Eclesiástico 48,1-4.9-11 ; Sal 79, 2ac y 3b. 15-16. 18-19; San Mateo 17, 10-13

“Surgió Elías, un profeta como un fuego, cuyas palabras eran horno encendido”. Escasean los profetas en nuestros días… pero, ¡los de verdad! Vaticinar el futuro, al modo como lo hacen los astrólogos tan de moda, no es cuestión de leer cartas o echar unas piedras para que se acomoden a nuestro antojo. Más bien, los profetas del Antiguo Testamento denunciaban la manera con que el pueblo de Israel se iba apartando de su alianza sagrada con Dios. Incluso, a riesgo de sus propias vidas, se enfrentaban con reyes, jueces y demás personal que se les ponía delante. Pero no todos los profetas tenían un comienzo apoteósico. Algunos se resistieron a la llamada de Dios, y entre sollozos o huidas, intentaron desentenderse de su misión… pero les alcanzó la ternura divina que, cuando llega a un corazón con una mínima predisposición, se hace irresistible.
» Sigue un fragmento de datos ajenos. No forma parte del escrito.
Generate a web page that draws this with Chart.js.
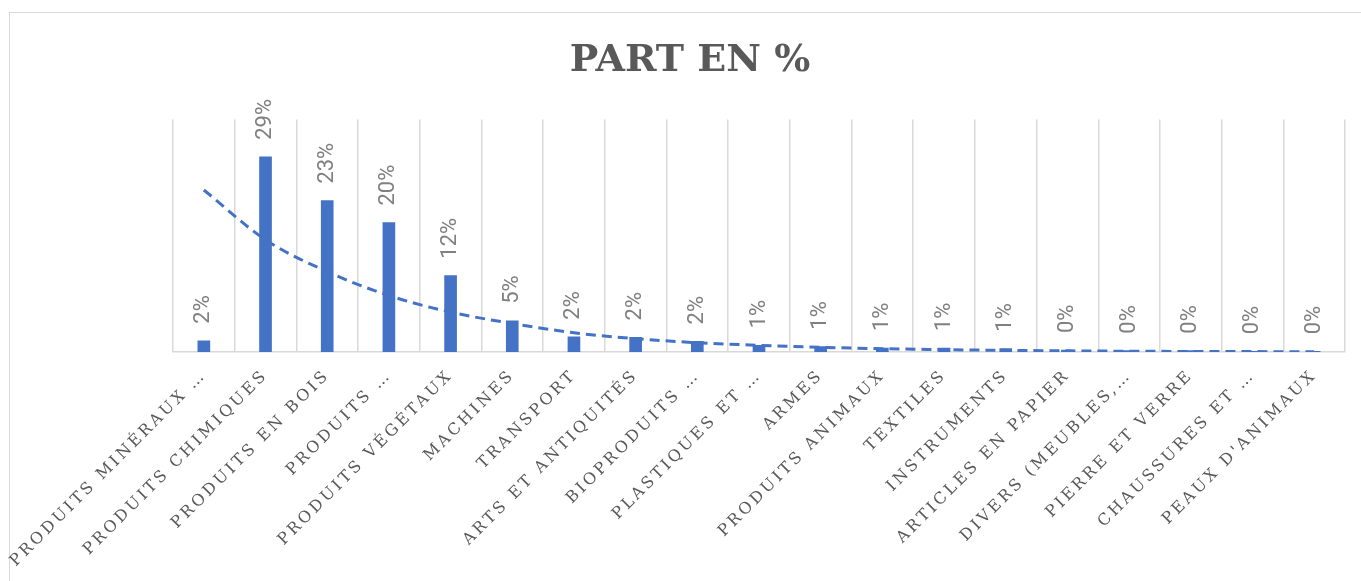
<!DOCTYPE html>
<html>
<head>
<meta charset="utf-8">
<script src="https://cdn.jsdelivr.net/npm/chart.js@4"></script>
<style>
  body { margin: 0; background: #fff; }
  #wrap { position: relative; width: 1361px; height: 581px; overflow: hidden; }
  #frame { position: absolute; left: 9px; top: 12px; width: 1400px; height: 620px; border: 1.5px solid #d9d9d9; }
  #myChart { position: absolute; left: 0; top: 0; }
</style>
</head>
<body>
<div id="wrap">
  <div id="frame"></div>
  <canvas id="myChart" width="1361" height="581"></canvas>
</div>
<script>
const categories = [
   "PRODUITS MINÉRAUX …",
   "PRODUITS CHIMIQUES",
   "PRODUITS EN BOIS",
   "PRODUITS …",
   "PRODUITS VÉGÉTAUX",
   "MACHINES",
   "TRANSPORT",
   "ARTS ET ANTIQUITÉS",
   "BIOPRODUITS …",
   "PLASTIQUES ET …",
   "ARMES",
   "PRODUITS ANIMAUX",
   "TEXTILES",
   "INSTRUMENTS",
   "ARTICLES EN PAPIER",
   "DIVERS (MEUBLES,…",
   "PIERRE ET VERRE",
   "CHAUSSURES ET …",
   "PEAUX D'ANIMAUX",
];
// part en %
const shares = [1.7, 29.4, 22.8, 19.5, 11.5, 4.7, 2.3, 2.2, 1.6, 1.0, 0.8, 0.6, 0.6, 0.5, 0.3, 0.2, 0.2, 0.1, 0.1];
// dashed trend line
const trend = [24.4, 16.9, 12.1, 8.5, 6.0, 4.3, 2.9, 2.0, 1.4, 1.0, 0.7, 0.5, 0.35, 0.25, 0.17, 0.12, 0.08, 0.06, 0.04];
const yMax = 35;

const blue = "#4472C4";
const gridGrey = "#d9d9d9";

// letter spacing on the category labels only
const spacedTicks = {
   id: "spacedTicks",
   afterLayout(chart) {
      const s = chart.scales.x;
      if (s._spaced) return;
      const orig = s.drawLabels.bind(s);
      s.drawLabels = function (area) {
         chart.ctx.save();
         chart.ctx.letterSpacing = "3px";
         orig(area);
         chart.ctx.restore();
      };
      s._spaced = true;
   },
};

// rotated value labels above the bars
const barLabels = {
   id: "barLabels",
   afterDatasetsDraw(chart) {
      const ctx = chart.ctx;
      const meta = chart.getDatasetMeta(0);
      ctx.save();
      ctx.font = "22px Roboto";
      ctx.fillStyle = "#808080";
      ctx.textAlign = "left";
      ctx.textBaseline = "middle";
      meta.data.forEach((bar, i) => {
         ctx.save();
         ctx.translate(bar.x, bar.y - 17);
         ctx.rotate(-Math.PI / 2);
         ctx.fillText(Math.round(shares[i]) + "%", 0, 0);
         ctx.restore();
      });
      ctx.restore();
   },
};

const ctx = document.getElementById("myChart");
const myChart = new Chart(ctx, {
   type: "bar",
   data: {
      labels: categories,
      datasets: [
         {
            label: "Part en %",
            data: shares,
            backgroundColor: blue,
            borderWidth: 0,
            barThickness: 12,
            order: 1,
         },
         {
            type: "line",
            label: "Tendance",
            data: trend,
            borderColor: blue,
            borderWidth: 3,
            borderDash: [10, 6],
            pointRadius: 0,
            fill: false,
            cubicInterpolationMode: "monotone",
            order: 0,
         },
      ],
   },
   options: {
      responsive: false,
      animation: false,
      devicePixelRatio: 1,
      layout: { padding: { left: 19, right: 0, top: 18, bottom: 0 } },
      plugins: {
         legend: { display: false },
         tooltip: { enabled: false },
         title: {
            display: true,
            text: "PART EN %",
            color: "#595959",
            font: { family: "DejaVu Serif", size: 38, weight: "bold", lineHeight: 1.2 },
            padding: { top: 20, bottom: 36 },
         },
      },
      scales: {
         x: {
            grid: { color: gridGrey, lineWidth: 1.5, drawTicks: false },
            border: { color: gridGrey, width: 1.5 },
            ticks: {
               color: "#595959",
               font: { family: "DejaVu Serif", size: 16 },
               minRotation: 45,
               maxRotation: 45,
               autoSkip: false,
               padding: 14,
            },
            afterFit(s) { s.height = 229; },
         },
         y: {
            min: 0,
            max: yMax,
            ticks: { display: false },
            grid: { display: false },
            border: { display: false },
            afterFit(s) { s.width = 154; },
         },
         y2: {
            type: "linear",
            position: "right",
            ticks: { display: false },
            grid: { display: false },
            border: { display: false },
            afterFit(s) { s.width = 16; },
         },
      },
   },
   plugins: [spacedTicks, barLabels],
});
</script>
</body>
</html>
Elías debió ser un profeta con mucho carácter. También tuvo sus momentos de desánimo, y a punto estuvo de “tirar la toalla”. Sin embargo, su secreto fue perseverar en medio de las dificultades… y confiar en Dios. Cuando alguien pone sus miedos en manos de Dios, casi como por arte de magia, llega la paz y la fortaleza. Lo extraordinario de la Sagrada Escritura es descubrir con qué claridad se presentan, junto con las cualidades de sus protagonistas, las debilidades y los errores (y pecados) de aquellos que son escogidos por Dios a una vocación específica. La condición humana no es un obstáculo para que actúe la gracia, sino que es la condición necesaria para que sea elevada al orden sobrenatural. ¿No nos estamos preparando, en este tiempo de Adviento, para ser testigos de cómo Dios se hace hombre?

Lejos de cualquier maniqueísmo, damos gracias a Dios por ser como somos (con nuestras virtudes y nuestros defectos). Nuestras aspiraciones no pueden ceñirse al simple tener, sino que hemos de buscar constantemente la manera con que nos vamos conformando a lo que Él quiere de nosotros en cada momento. Rectificar nuestra intención, por ejemplo, es signo de que no nos buscamos a nosotros mismos, sino que sabemos poner a Dios en nuestros afanes, alegrías (también sufrimientos) de cada jornada.

El profeta de nuestros días no es un ser raro ni extraño. Son hombres y mujeres normales, que luchan con serenidad, pero con tenacidad (en primer lugar consigo mismos). No se rinden ante las adversidades, sino que saben que es Dios quien ha vencido al pecado y a la muerte, y, por eso, ven la misericordia divina detrás de cualquier contratiempo o contrariedad. No huyen de las dificultades, sino que ponderan con el juicio y la prudencia el alcance de sus acciones… y, sobre todo, son gente de oración, que renuevan en el encuentro personal con Dios sus fuerzas para seguir hacia adelante, sin mirar atrás… siempre habrá una estrella de Oriente que les ilumine en los momentos de oscuridad e incertidumbre.

“Así también el Hijo del hombre va a padecer a manos de ellos”. Cristo, Mesías y Profeta por antonomasia, va delante de cada uno de nosotros. No quiso reservarse ningún sufrimiento ni humillación. ¿Por qué, entonces, preocuparse? Nuestra debilidad es la garantía de la actuación de Dios, porque será la ocasión en la que Él brille de manera singular. Así lo hizo con San Juan Bautista (a quien el Señor pone constantemente de ejemplo), que se dejó la piel (¡y la cabeza!) por amor a la voluntad de Dios, sin importarle los criterios humanos. Miramos también a la Virgen, que sin pregonar a los cuatro vientos su condición de Madre de Dios, fue también profeta para los que ahora contemplamos la hermosura de su obra: el Hijo de Dios, Profeta y Rey.